● **Set problem**: From the first line of the data down to and including the line with "Arial, Helvetica, sans-serif';", copy everything exactly, leaving out pictures.
□ □ □ □ □
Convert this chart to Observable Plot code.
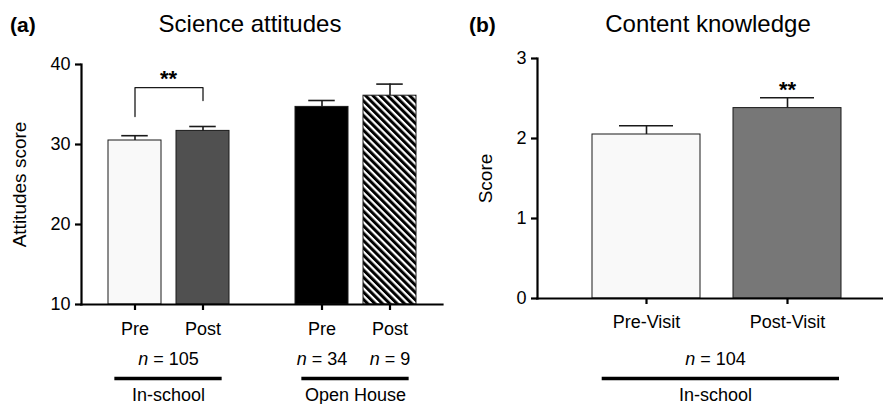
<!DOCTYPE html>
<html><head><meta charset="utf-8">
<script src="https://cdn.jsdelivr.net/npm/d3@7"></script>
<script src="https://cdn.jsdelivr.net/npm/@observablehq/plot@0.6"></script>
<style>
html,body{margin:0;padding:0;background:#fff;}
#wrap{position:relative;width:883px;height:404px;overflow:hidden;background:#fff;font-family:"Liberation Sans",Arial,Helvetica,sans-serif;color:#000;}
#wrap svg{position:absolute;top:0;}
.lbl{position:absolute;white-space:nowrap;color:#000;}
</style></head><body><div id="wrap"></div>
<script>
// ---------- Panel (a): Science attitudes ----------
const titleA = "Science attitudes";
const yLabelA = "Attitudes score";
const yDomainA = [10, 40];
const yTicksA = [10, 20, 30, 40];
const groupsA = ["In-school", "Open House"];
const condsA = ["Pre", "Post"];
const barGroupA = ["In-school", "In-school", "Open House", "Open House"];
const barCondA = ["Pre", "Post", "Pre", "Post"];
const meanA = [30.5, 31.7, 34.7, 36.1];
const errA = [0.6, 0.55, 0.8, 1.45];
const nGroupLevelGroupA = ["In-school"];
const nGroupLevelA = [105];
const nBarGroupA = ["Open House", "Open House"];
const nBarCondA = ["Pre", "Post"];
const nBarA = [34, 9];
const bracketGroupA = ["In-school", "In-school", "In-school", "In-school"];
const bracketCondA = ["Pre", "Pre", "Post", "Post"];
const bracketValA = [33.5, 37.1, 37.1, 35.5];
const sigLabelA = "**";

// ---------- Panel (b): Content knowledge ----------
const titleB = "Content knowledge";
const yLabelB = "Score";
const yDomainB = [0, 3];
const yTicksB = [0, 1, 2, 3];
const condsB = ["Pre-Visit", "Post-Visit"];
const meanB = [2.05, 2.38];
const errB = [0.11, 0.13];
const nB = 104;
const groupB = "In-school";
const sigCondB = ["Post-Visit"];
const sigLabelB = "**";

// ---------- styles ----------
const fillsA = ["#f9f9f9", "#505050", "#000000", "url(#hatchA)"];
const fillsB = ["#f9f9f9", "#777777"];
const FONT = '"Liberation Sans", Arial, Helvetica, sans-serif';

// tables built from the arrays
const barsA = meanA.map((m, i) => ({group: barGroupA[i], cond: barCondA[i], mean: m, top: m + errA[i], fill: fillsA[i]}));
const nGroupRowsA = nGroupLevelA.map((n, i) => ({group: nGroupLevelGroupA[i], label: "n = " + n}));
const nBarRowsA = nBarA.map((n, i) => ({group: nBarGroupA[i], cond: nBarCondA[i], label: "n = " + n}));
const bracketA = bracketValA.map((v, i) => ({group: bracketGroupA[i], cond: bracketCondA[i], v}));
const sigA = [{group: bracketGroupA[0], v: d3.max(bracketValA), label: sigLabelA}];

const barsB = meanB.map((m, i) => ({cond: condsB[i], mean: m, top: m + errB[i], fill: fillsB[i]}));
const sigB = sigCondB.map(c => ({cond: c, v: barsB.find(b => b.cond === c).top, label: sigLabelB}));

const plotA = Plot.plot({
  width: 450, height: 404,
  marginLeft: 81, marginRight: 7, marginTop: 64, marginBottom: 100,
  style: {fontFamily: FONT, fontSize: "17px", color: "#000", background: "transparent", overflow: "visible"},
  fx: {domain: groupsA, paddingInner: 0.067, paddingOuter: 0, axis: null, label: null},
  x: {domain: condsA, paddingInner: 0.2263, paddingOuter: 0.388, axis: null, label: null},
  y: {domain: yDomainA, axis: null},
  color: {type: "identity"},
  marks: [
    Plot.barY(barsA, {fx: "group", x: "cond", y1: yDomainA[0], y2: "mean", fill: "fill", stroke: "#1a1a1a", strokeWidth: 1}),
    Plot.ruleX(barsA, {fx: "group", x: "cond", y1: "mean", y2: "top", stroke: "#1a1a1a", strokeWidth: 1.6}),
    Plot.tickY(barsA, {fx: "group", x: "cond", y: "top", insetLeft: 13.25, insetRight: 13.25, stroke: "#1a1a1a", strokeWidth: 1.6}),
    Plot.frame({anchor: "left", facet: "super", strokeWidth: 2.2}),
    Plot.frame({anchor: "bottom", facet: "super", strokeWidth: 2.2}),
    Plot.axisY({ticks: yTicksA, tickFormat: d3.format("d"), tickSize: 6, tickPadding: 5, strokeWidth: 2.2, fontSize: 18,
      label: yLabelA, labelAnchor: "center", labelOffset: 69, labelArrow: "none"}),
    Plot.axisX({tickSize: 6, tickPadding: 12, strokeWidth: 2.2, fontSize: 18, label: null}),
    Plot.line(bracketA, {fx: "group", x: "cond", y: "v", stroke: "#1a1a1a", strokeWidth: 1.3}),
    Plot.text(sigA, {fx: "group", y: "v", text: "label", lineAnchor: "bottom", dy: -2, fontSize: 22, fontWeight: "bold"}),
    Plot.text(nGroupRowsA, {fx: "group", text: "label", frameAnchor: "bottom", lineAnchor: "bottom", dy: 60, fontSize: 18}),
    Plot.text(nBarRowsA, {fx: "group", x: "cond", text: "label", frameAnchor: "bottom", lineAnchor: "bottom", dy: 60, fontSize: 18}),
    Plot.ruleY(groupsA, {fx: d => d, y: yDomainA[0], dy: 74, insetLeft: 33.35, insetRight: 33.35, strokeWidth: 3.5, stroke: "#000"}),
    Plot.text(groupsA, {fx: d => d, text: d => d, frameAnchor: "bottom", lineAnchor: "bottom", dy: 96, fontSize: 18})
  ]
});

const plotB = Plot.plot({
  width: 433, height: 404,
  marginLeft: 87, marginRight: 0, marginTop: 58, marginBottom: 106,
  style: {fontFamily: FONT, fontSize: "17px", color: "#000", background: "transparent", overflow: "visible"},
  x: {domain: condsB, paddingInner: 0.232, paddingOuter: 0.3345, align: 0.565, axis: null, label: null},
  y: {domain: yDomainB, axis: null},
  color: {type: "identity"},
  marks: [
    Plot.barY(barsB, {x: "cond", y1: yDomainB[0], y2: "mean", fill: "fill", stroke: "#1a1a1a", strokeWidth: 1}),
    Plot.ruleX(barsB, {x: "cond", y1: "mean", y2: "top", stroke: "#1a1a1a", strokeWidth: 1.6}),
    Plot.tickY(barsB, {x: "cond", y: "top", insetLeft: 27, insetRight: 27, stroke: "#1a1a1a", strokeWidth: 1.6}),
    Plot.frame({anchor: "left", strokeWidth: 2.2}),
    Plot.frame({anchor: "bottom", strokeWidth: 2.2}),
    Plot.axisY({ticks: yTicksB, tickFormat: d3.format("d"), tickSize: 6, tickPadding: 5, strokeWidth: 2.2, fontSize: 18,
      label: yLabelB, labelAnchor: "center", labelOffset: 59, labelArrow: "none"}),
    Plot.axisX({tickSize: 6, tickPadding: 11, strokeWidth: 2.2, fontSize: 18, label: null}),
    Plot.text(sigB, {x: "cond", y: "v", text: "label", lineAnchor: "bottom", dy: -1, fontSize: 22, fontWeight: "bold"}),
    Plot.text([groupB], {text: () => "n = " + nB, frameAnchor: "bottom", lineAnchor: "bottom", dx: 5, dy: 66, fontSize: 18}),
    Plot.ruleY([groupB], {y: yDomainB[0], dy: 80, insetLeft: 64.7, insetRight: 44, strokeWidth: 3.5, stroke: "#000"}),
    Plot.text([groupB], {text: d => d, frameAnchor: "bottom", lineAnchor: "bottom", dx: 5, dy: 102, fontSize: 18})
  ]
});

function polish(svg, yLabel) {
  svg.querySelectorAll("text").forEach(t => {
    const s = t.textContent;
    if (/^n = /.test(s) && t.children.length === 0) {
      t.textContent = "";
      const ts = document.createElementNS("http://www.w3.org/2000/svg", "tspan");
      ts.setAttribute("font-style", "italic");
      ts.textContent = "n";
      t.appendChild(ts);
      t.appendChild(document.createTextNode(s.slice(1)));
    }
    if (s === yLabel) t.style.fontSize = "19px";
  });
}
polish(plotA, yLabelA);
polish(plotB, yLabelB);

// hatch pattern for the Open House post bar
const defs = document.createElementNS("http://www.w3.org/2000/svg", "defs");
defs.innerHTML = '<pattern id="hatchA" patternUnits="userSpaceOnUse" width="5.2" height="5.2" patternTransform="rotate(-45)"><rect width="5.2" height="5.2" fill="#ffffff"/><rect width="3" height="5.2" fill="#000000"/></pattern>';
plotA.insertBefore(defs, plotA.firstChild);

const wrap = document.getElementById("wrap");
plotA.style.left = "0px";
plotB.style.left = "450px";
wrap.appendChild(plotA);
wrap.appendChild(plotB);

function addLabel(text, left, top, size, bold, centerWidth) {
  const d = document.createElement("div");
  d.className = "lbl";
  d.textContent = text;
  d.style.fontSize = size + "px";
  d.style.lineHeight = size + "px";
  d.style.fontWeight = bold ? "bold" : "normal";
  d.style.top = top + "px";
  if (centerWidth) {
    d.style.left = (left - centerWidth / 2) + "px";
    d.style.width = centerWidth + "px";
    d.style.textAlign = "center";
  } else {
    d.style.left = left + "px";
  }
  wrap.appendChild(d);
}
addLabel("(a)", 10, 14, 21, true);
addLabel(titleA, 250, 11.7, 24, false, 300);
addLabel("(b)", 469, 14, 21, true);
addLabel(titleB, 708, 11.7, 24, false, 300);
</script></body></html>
□ □ □ □ □
● **Complete output**:
Convert this chart to Observable Plot code.
<!DOCTYPE html>
<html><head><meta charset="utf-8">
<script src="https://cdn.jsdelivr.net/npm/d3@7"></script>
<script src="https://cdn.jsdelivr.net/npm/@observablehq/plot@0.6"></script>
<style>
html,body{margin:0;padding:0;background:#fff;}
#wrap{position:relative;width:883px;height:404px;overflow:hidden;background:#fff;font-family:"Liberation Sans",Arial,Helvetica,sans-serif;color:#000;}
#wrap svg{position:absolute;top:0;}
.lbl{position:absolute;white-space:nowrap;color:#000;}
</style></head><body><div id="wrap"></div>
<script>
// ---------- Panel (a): Science attitudes ----------
const titleA = "Science attitudes";
const yLabelA = "Attitudes score";
const yDomainA = [10, 40];
const yTicksA = [10, 20, 30, 40];
const groupsA = ["In-school", "Open House"];
const condsA = ["Pre", "Post"];
const barGroupA = ["In-school", "In-school", "Open House", "Open House"];
const barCondA = ["Pre", "Post", "Pre", "Post"];
const meanA = [30.5, 31.7, 34.7, 36.1];
const errA = [0.6, 0.55, 0.8, 1.45];
const nGroupLevelGroupA = ["In-school"];
const nGroupLevelA = [105];
const nBarGroupA = ["Open House", "Open House"];
const nBarCondA = ["Pre", "Post"];
const nBarA = [34, 9];
const bracketGroupA = ["In-school", "In-school", "In-school", "In-school"];
const bracketCondA = ["Pre", "Pre", "Post", "Post"];
const bracketValA = [33.5, 37.1, 37.1, 35.5];
const sigLabelA = "**";

// ---------- Panel (b): Content knowledge ----------
const titleB = "Content knowledge";
const yLabelB = "Score";
const yDomainB = [0, 3];
const yTicksB = [0, 1, 2, 3];
const condsB = ["Pre-Visit", "Post-Visit"];
const meanB = [2.05, 2.38];
const errB = [0.11, 0.13];
const nB = 104;
const groupB = "In-school";
const sigCondB = ["Post-Visit"];
const sigLabelB = "**";

// ---------- styles ----------
const fillsA = ["#f9f9f9", "#505050", "#000000", "url(#hatchA)"];
const fillsB = ["#f9f9f9", "#777777"];
const FONT = '"Liberation Sans", Arial, Helvetica, sans-serif';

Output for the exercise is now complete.